I'd like to take a moment to say a few words about my aunt, Virginia Dawn Parslow Partridge.
Aunt Gigi was a wonderful aunt. It was she who took us to Frontier Town, bought us books like "Wood Craft" by George W. Sears. For years she was docent and more at the Farmer's Museum in Cooperstown, NY. It was ALWAYS fun to go visit her at work there or at the Fenimore House. She was the "fun" aunt. The one who cracked jokes, liked her beef rare, drove her Plymouth Roadrunner fast, and generally was a good time for all of the nieces and nephews, male and female, good or bad. I've never seen enough of her all my adult life. Family, military, time, space, and poor letter writing habits I think we shared all conspired to mostly keep us apart since I left home for the Army in 1973. I think in all that time we only saw each other 2 or 3 times.
Gigi was the genealogist of the family (before me and more so). She was the first person (or first woman?) to get a Fulbright Scholarship sans college education. This to go to England and study early textile methods. I think this was about 1935 or 1936. While in England she took advantage of the circumstances and did quite a bit of genealogic research. Gigi collaborated on "Made in New York State : handwoven coverlets, 1820-1860 : a traveling exhibition", "Transcript of the 1830 and 1840 federal census of Schoharie County, New York", "Weaving and dyeing processes in early New York with a description of spinning fibers", "The story of flax" and obviously was a well known expert on dying and weaving techniques making many presentations at seminars on the subjects. I hope I haven't forgotten anything.

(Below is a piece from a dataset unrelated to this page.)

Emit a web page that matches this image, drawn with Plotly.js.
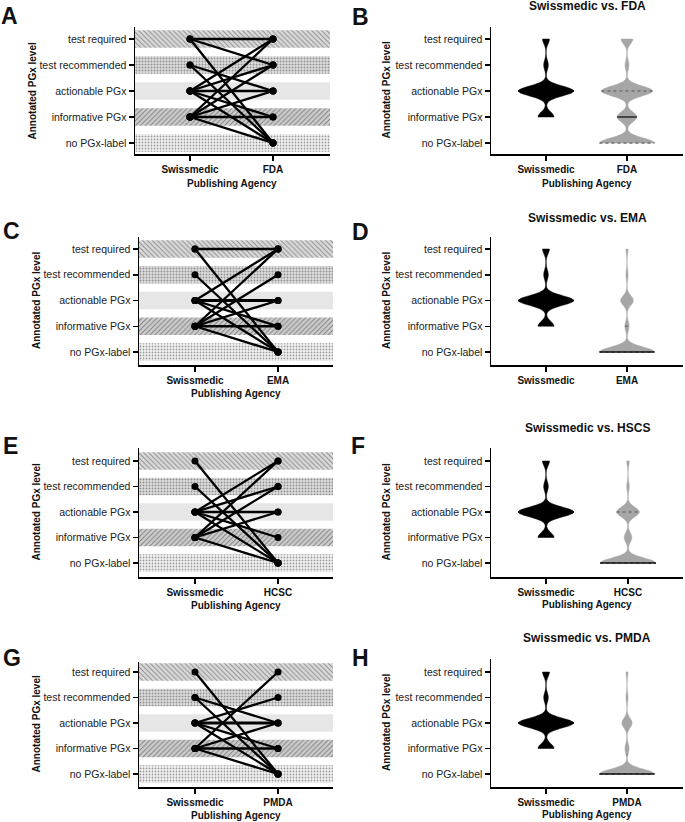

It wasn't until fairly late in her life that she married Edward L. Partridge who was a fine person, as I remember it. They bought and began renovations on a house in Mount Vision, NY but it was never finished as Uncle Ed died of lung cancer within a year or two. I'm not sure of the dates...
She was a shooter, too, killing groundhogs who dared to enter her or her neighbors' gardens. She used a Marlin .22 Mag bolt gun and in the village of Mount Vision. Of course, back then we thought nothing of it. Of course she was safe. She loved gardening and she and Uncle Ed had extensive lighting put in to sprout seeds for the incoming garden season (no, not those kinds of seeds!). In later years she concentrated on orchids and built a sunroom/greenhouse on the side of her home in Lansdale to house them.
Born September 3, 1917 she was getting on in years and had chronic lymphocytic leukemia and some sort of senility (who knows if it was Alzheimers or something else) and last year she fell and broke her hip. She made 90 years and a day before she died the evening of 4 September 2007. She is survived by her son, John Hatch, his wife Sue and two grandchildren, Beth and Zack as well everyone in the family who knew and loved her. I know I did and I am very thankful for all the wonderful things she did for me and all the knowledge to which she exposed me.
Photo: This photo is from one of Aunt Gigi's books, the first I believe, published in 1949.